Michigan Foreclosure Motivates House Proposal on Legal Rights of Military Personnel
At the end of his tour of duty in Iraq, National Guard Sgt. James Hurley returned to the United States to find his Michigan home sold and his wife and two toddlers evicted.
While Hurley was away, his wife was unable to keep up with mortgage payments. As a result, the Hurleys’ home went up for sale at a sheriff’s auction, which the bank bought and sold to another buyer.
Looking to resolve the issue, Hurley sought help under the Servicemembers Civil Relief Act. According to the SCRA, a servicemember on active duty has special status that prevents foreclosure or repossession until return to civilian life.

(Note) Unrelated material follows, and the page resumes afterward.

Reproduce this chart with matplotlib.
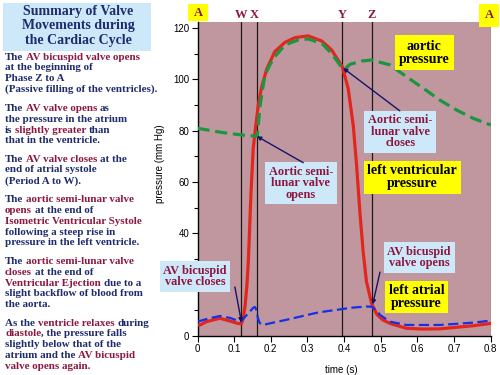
import re
import numpy as np
import matplotlib
matplotlib.use('Agg')
from matplotlib import pyplot as plt
from matplotlib.patches import Rectangle
from matplotlib.font_manager import FontProperties

# ---- data ----
lv_time = [0.0, 0.007, 0.025, 0.061, 0.089, 0.112, 0.12, 0.125, 0.13, 0.135, 0.139, 0.146, 0.152,
           0.159, 0.166, 0.175, 0.189, 0.211, 0.239, 0.266, 0.302, 0.339, 0.366, 0.395, 0.411,
           0.425, 0.434, 0.443, 0.452, 0.461, 0.475, 0.489, 0.505, 0.525, 0.57, 0.616, 0.661,
           0.707, 0.752, 0.8]
lv_pressure = [4.3, 4.3, 5.6, 6.9, 5.8, 4.8, 4.8, 7.0, 12, 20, 30, 56, 73,
               82, 90, 97, 104, 110.8, 114.4, 116.2, 116.9, 114.9, 111.4, 104.9, 96.5,
               82, 66.6, 48.4, 32.8, 21.2, 12.7, 8.5, 6.3, 4.9, 3.0, 2.7, 2.8,
               3.4, 4.0, 4.9]

ao_time = [0.0, 0.07, 0.12, 0.163, 0.167, 0.171, 0.178, 0.184, 0.197, 0.211, 0.239, 0.275,
           0.302, 0.339, 0.366, 0.395, 0.402, 0.416, 0.448, 0.475, 0.525, 0.57, 0.616,
           0.661, 0.707, 0.752, 0.8]
ao_pressure = [80.9, 79.2, 78.3, 77.8, 84, 90, 96.5, 101.5, 105.5, 108.8, 113.4, 115.3,
               115.7, 114, 110, 104.3, 104.0, 105.8, 107.1, 107.5, 105.6, 101, 96.5,
               91.9, 88, 84.8, 82.2]

la_time = [0.0, 0.03, 0.061, 0.09, 0.116, 0.12, 0.13, 0.143, 0.152, 0.157, 0.161, 0.165,
           0.17, 0.179, 0.2, 0.239, 0.33, 0.42, 0.46, 0.475, 0.49, 0.498, 0.525, 0.57,
           0.661, 0.752, 0.8]
la_pressure = [5.6, 6.8, 7.8, 7.0, 5.6, 6.0, 7.5, 9.5, 11, 11.3, 10, 6.9,
               5.0, 4.3, 5.0, 6.2, 9.2, 11, 11.5, 11.4, 9.8, 8.2, 5.6, 4.3,
               4.3, 5.2, 6.0]

phase_labels = ['A', 'W', 'X', 'Y', 'Z', 'A']
phase_times = [0.0, 0.12, 0.163, 0.395, 0.475, 0.8]

x_ticks = [0, 0.1, 0.2, 0.3, 0.4, 0.5, 0.6, 0.7, 0.8]
x_tick_labels = ['0', '0.1', '0.2', '0.3', '0.4', '0.5', '0.6', '0.7', '0.8']
y_ticks = [0, 20, 40, 60, 80, 100, 120]

title_lines = ['Summary of Valve', 'Movements during', 'the Cardiac Cycle']

# {...} marks the dark red parts
paragraphs = [
    ['The {AV bicuspid valve opens}',
     'at the beginning of',
     'Phase Z to A',
     '(Passive filling of the ventricles).'],
    ['The {AV valve opens} as',
     'the pressure in the atrium',
     'is {slightly greater} than',
     'that in the ventricle.'],
    ['The {AV valve closes} at the',
     'end of atrial systole',
     '(Period A to W).'],
    ['The {aortic semi-lunar valve}',
     '{opens} at the end of',
     '{Isometric Ventricular Systole}',
     'following a steep rise in',
     'pressure in the left ventricle.'],
    ['The {aortic semi-lunar valve}',
     '{closes} at the end of',
     '{Ventricular Ejection} due to a',
     'slight backflow of blood from',
     'the aorta.'],
    ['As the {ventricle relaxes} during',
     '{diastole}, the pressure falls',
     'slightly below that of the',
     'atrium and the {AV bicuspid}',
     '{valve opens again.}'],
]

# ---- colours ----
MAUVE = '#c1979f'
RED_LINE = '#e3261d'
GREEN = '#1b9640'
BLUE = '#1530e8'
NAVY = '#1e2b6e'
DARKRED = '#8d1740'
LIGHTBLUE = '#cde8f8'
YELLOW = '#ffff00'
ARROW = '#14146a'
SERIF = 'Liberation Serif'

fig = plt.figure(figsize=(5, 3.75), dpi=100)
ax = fig.add_axes([197.5 / 500, 1 - 336 / 375, 293.2 / 500, 314 / 375])
ax.set_facecolor(MAUVE)
ax.set_xlim(0, 0.8)
ax.set_ylim(0, 122.3)

ax.plot(lv_time, lv_pressure, color=RED_LINE, lw=2.3, zorder=3, solid_joinstyle='round')
ax.plot(ao_time, ao_pressure, color=GREEN, lw=2.3, dashes=(3.8, 1.8), zorder=4)
ax.plot(la_time, la_pressure, color=BLUE, lw=1.6, dashes=(4.6, 2.0), zorder=5)

for t in phase_times[1:]:
    ax.axvline(t, color='#555555' if t >= 0.8 else '#1a1a1a', lw=0.9, zorder=2)
for t, lab in zip(phase_times[1:-1], phase_labels[1:-1]):
    dx = -0.008 if lab == 'X' else 0
    ax.text(t + dx, 1.022, lab, transform=ax.get_xaxis_transform(), ha='center', va='center',
            color=DARKRED, fontsize=9, fontweight='bold', family=SERIF)

for s in ['top', 'right']:
    ax.spines[s].set_visible(False)
ax.spines['left'].set_linewidth(1.0)
ax.spines['bottom'].set_linewidth(1.0)

ax.set_xticks(x_ticks)
ax.set_xticklabels(x_tick_labels)
ax.set_yticks(y_ticks)
ax.set_yticks(np.arange(10, 121, 20), minor=True)
ax.tick_params(axis='both', which='major', length=4, width=0.8, labelsize=7, pad=2)
ax.tick_params(axis='y', which='minor', length=3, width=0.8)
for lab in ax.get_xticklabels() + ax.get_yticklabels():
    lab.set_family('Liberation Sans')
ax.set_ylabel('pressure (mm Hg)', fontsize=7, family='Liberation Sans')
ax.yaxis.set_label_coords(-0.111, 0.548)
ax.set_xlabel('time (s)', fontsize=7, family='Liberation Sans')
ax.xaxis.set_label_coords(0.492, -0.092)


def note(x, y, text, fc, color, size, pad=0.3, spacing=1.0):
    ax.text(x, y, text, ha='center', va='center', fontsize=size, fontweight='bold',
            family=SERIF, color=color, linespacing=spacing, zorder=6,
            bbox=dict(boxstyle='square,pad=%s' % pad, fc=fc, ec='none'))


def arrow(x0, y0, x1, y1):
    ax.annotate('', xy=(x1, y1), xytext=(x0, y0), zorder=7,
                arrowprops=dict(arrowstyle='-|>', color=ARROW, lw=1.0, mutation_scale=6,
                                shrinkA=0, shrinkB=0))


note(0.282, 59.5, 'Aortic semi-\nlunar valve\nopens', LIGHTBLUE, DARKRED, 8.8, 0.3, 0.95)
arrow(0.2885, 67.5, 0.162, 77.8)
note(0.5535, 79.5, 'Aortic semi-\nlunar valve\ncloses', LIGHTBLUE, DARKRED, 8.8, 0.3, 0.95)
arrow(0.552, 87.7, 0.397, 104.4)
note(0.586, 61.9, 'left ventricular\npressure', YELLOW, 'black', 10, 0.25)
note(0.619, 110.4, 'aortic\npressure', YELLOW, 'black', 10, 0.3)
note(0.605, 30.6, 'AV bicuspid\nvalve opens', LIGHTBLUE, DARKRED, 8.8, 0.3, 0.95)
arrow(0.498, 24.9, 0.478, 12.3)
note(0.598, 15.2, 'left atrial\npressure', YELLOW, 'black', 10, 0.25)
note(-0.007, 23.2, 'AV bicuspid\nvalve closes', LIGHTBLUE, DARKRED, 8.8, 0.3, 0.95)
arrow(0.102, 19.1, 0.12, 5.3)

# ---- overlay in pixel coordinates for the left panel ----
ov = fig.add_axes([0, 0, 1, 1], zorder=10)
ov.set_xlim(0, 500)
ov.set_ylim(375, 0)
ov.axis('off')

ov.add_patch(Rectangle((3, 3), 148, 48, fc=LIGHTBLUE, ec='none'))
for i, line in enumerate(title_lines):
    ov.text(78, 11.7 + i * 14.2, line, ha='center', va='center', fontsize=10,
            fontweight='bold', family=SERIF, color=NAVY)

# yellow A boxes
ov.add_patch(Rectangle((188, 4), 20, 17, fc=YELLOW, ec='none'))
ov.text(198, 12.5, 'A', ha='center', va='center', fontsize=9, fontweight='bold',
        family=SERIF, color=DARKRED)
ov.add_patch(Rectangle((479, 4), 20, 23, fc=YELLOW, ec='none'))
ov.text(489, 15, 'A', ha='center', va='center', fontsize=9, fontweight='bold',
        family=SERIF, color=DARKRED)

BODY_SIZE = 7.9
body_prop = FontProperties(family=SERIF, weight='bold', size=BODY_SIZE)
renderer = fig.canvas.get_renderer()


def ink_width(s):
    return renderer.get_text_width_height_descent(s, body_prop, ismath=False)[0]


def pen_pos(prefix):
    # where the next glyph would start after prefix (measured with the real renderer)
    if not prefix:
        return 0.0
    return ink_width(prefix + 'I') - ink_width('I')


def rich_line(x, y, s):
    parts = [p for p in re.split(r'(\{[^}]*\})', s) if p]
    prefix = ''
    for p in parts:
        red = p.startswith('{')
        txt = p.strip('{}')
        lead = len(txt) - len(txt.lstrip(' '))
        if txt.strip():
            start = pen_pos(prefix + txt[:lead])
            ov.text(x + start, y, txt.strip(), ha='left', va='center',
                    fontproperties=body_prop, color=DARKRED if red else NAVY)
        prefix += txt


para_tops = [57.3, 108.7, 159.3, 200.0, 261.7, 323.3]
for top, para in zip(para_tops, paragraphs):
    for i, line in enumerate(para):
        rich_line(5, top + i * 10.7, line)

fig.savefig('out.png', dpi=100)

However, Judge Gordon J. Quist ruled on Sept. 30 that Hurley does not have the legal right to sue his bank. “The SCRA affords certain rights to servicemembers, but a private right of action is not among them,” he said, according to a recent article from militarytimes.com.
Hurley’s case and other like it have resulted in the Standing Committee on Legal Assistance for Military Personnel and the Standing Committee on Armed Forces Law bringing Recommendation 114 before the House of Delegates at the ABA Midyear Meeting in Boston. The recommendation would give standing to any servicemember or covered dependent in bringing a civil suit under SCRA.
Additionally, the recommendation authorizes the U.S. Attorney General to bring suit in any federal court when there is probable cause to believe a violation to SCRA has occurred, and it asks that the amendment to SCRA includes reasonable attorney’s fees in awards for damages.